Une chose est sûr concernant le 7ème opus de la mythique saga des étoiles, c’est qu’il ne laisse pas indifférent. Et c’est déjà une bonne chose. Mais pouvait-il en être autrement avec une telle attente ?
Une chose est certaine, la repompe intégrale de la structure de l’épisode 4, avec la reprise de ci de là de quelques éléments disparates tirés des épisodes 5 et 6, n’aura échappé à personne. Tout le reste n’est qu’une question d’appréciation sur la manière dont l’ensemble à été recontextualisé.
A titre personnel, je trouve la continuité cohérente, l’univers bien campé et personnages anciens plutôt bien intégrés, alors qu’il aurait été facile de sombrer dans le clin d’oeil grossier, à l’instar de Marion dans Indiana Jones et le Crâne de Cristal. Non, les clins d’oeil appuyés ici on les trouve dans la structure : On en prend d’autres et on recommence, en gros. Et quand on reprend les mêmes, ben on les place dans des fonctions différentes pour brouiller les pistes. Seulement c’est encore trop flagrant pour totalement annihiler le sentiment de redite.
En gros voilà ce qu’on retrouve dans cet épisode 7 et qui raconte la même chose que l'épisode 4, avec des emprunts aux épisodes suivants et pas toujours dans le même ordre:



Les méchants attaquent un groupe de personnes sensé cacher un ou des
rebelles qui seraient en possession de plans qu'ils voudraient
récupérer. Un vilain pabo masqué et habillé de noir en impose sévère
et montre des signes de pouvoirs psychiques impressionants. Les plans
recherchés sont confiés à un droïde sympatoche qui fait des bipbip. Le
rebelle est capturé et interrogé sur une immense base spatiale
sphérique. Le droïde rencontre un lambda sur une planète désertique
avec qui il va se lier. Ce lambda est super balèze en pilotage et en
réparations d'engins et semble être orphelin. Ils rencontrent un
personnage trouble avec qui il vont s'allier même si ses motivations
de base ne semblent pas très honnêtes. Ils rencontrent ensuite une
légende, qui deviendra leur mentor. Pendant ce temps, on apprend que
le grand méchant n'est en fait qu'un exécutant et qu'un grand manitou
tire les ficelles. L'allié ne veut pas être confronté au danger et
décide de partir. C'est dans une cantina qu'on peut trouver des
pilotes pour n'importe quelle destination. Les méchants montrent leurs
puissance en explosant des planètes avec leur immense base sphérique
qui est en fait aussi un super canon de ouf. Il faut aller sauver une
fille prisonnière dans l'immense base sidérale. Du coup l'allier
décide de revenir sauver le héro/héroïne. Les couloirs de la base sont
relativement vides. La fille est retrouvée. Le mentor fait face au
vilain masqué et dans les deux cas c'est un père (spirituel ou
génétique) qui meurt. La rebellion attaque la base sidérale avec des
X-wings, mais avant ça il faut désactiver les boucliers (épisode 6).
Le grand pabo se fait botter les fesses par l'alliance du héros et de
son allié qui finalement n'est pas si lâche et égoïste que ça. La base
géante explose. Le héros rencontre un 2ème mentor qui
vraisemblablement va lui enseigner 2 ou 3 tours de passe-passe.

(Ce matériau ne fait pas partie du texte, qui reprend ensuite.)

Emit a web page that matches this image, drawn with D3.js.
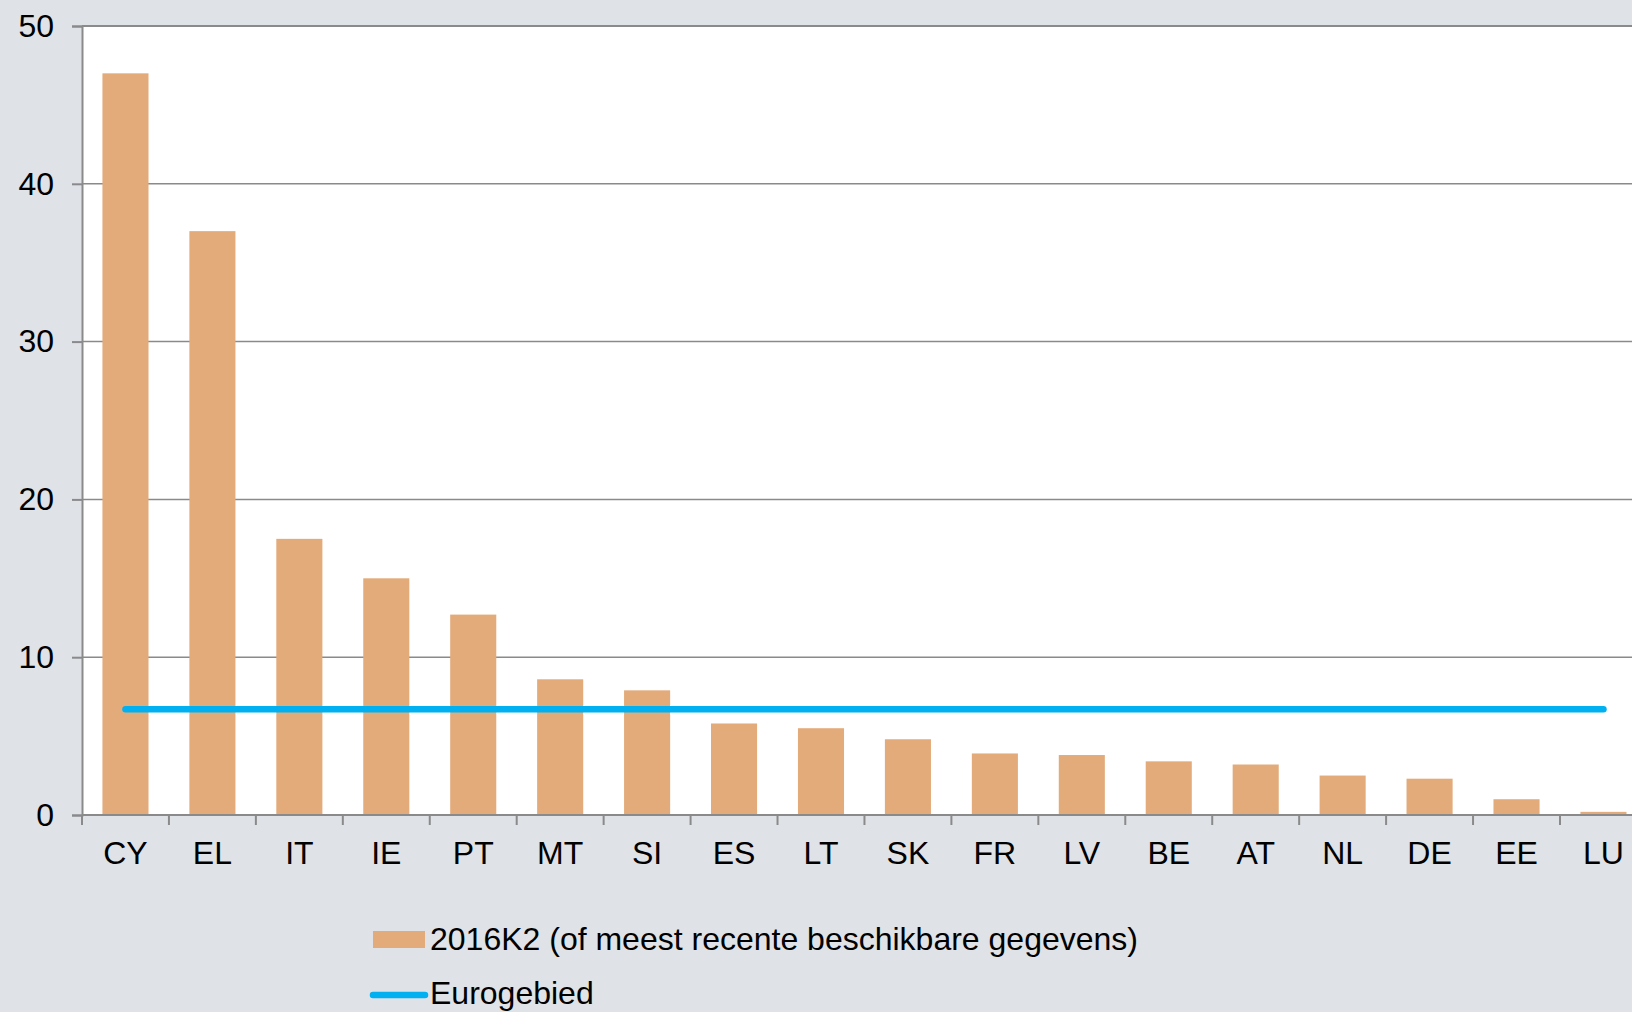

Réduit aux personnages, on a donc :
Rey -> Luke (typique représentant du monomythe du héros). Le temps d’un moment dans le film, elle prend la place de Leia, se faisant enlever, obligeant les autres héros à venir la secourir (meme si finalement elle s’en sortira quasiment seule)
Finn -> Han solo (dans le rôle de l’indécit qui part et qui revient, qui pense fuir mais qui se révèle finalement courageux. Il apporte aussi une touche de légèreté)
Han Solo -> Obiwan Kenobi (dans le rôle du mentor qu’il faut qu’il crève pour que le héros arrête de s’appuyer dessus et arrive à se révéler. C’est aussi lui qui apprend à Rey que la force existe, tout comme Ben l’a appris à Luke)
BB8 -> R2D2
Kylo Renn -> Dark vador (instaure la peur au début du film, dézingue le mentor et échoue lamentablement contre le personnage principal à la fin du film car celui-ci se trouve etre protégé par la force)
Chewbacca -> Chewbacca
Starkiller -> étoile noire


Le pompon allant vraiment à L’étoile Noire Mark III, qui pousse réellement le bouchon un peu trop loin dans l’hommage appuyé.
Seule Leïa n’a pas de fonction correspondant à un personnage important de la trilogie originelle. Et le seul personnage déconstruit et traité de manière vraiment intéressante : Kylo Renn, qui d’un point de vue extra diégétique se retrouve confronté à la figure mythique de Vador, et lorsque d’un point de vue intra diégétique on se rend compte que le personnage lui-même est écrasé par le poids de la légende de son grand père, ça casse effectivement quelque chose -comme certains le disent- au niveau de la dimension iconique du méchant, mais c’est pour construire quelque chose d’autre à côté. Donc ça me va.
Mais pour le reste ? Peu de prise de risque : même le fait que Solo meure finalement c’est pas si fifou. Déjà parce que beaucoup de fans auraient préférés qu’il meure dans l’Empire contre attaque, donc du coup on leur offre ce qu’ils attendent -pure définition du fan service- mais en plus, puisqu’il détient le rôle du mentor, il est nécessaire qu’il cède sa place. Le contexte n’est pas le même que dans la scène de la mort d’Obiwan Kenobi, et du coup ça change pas mal de choses par rapport à ce qu’il se joue dans la scène… Mais en fait pas tant que ça. Au final, Obiwan Kenobi était le père spirituel d’Anakin, et en le tuant, Vador à en fait “tuer le père”, entérinant son appartenance au côté obscur. Et que fait Kylo Renn ? Il tue le père, pour entériner sa soumission au côté obscur… Et ce faisant il reproduit les actes de son grand-père, à qui il tente désespéremment de ressembler, alors qu’il n’en est qu’une pâle copie.
Bien que par cet aspect Kylo Renn soit clairement le personnage le plus intéressant de cet épisode 7, avec sa dimension hautement dramaturgique et la déconstruction de l’iconisation du mal qu'il représente, il reste surtout la métaphore de l’impuissance de J. J. Abrams face au mythe auquel il est confronté. Un aveu d’humilité qui, s’il est honnête, reste décevant. On était en droit d’espérer que ce Réveil de la force ne s’avoue pas vaincu dès sa conception scénaristique, et tente d’extrapoler, de tirer une vision plus originale et personnelle de l’héritage de George Lucas. En sommes de créer, plutôt que de réitérer.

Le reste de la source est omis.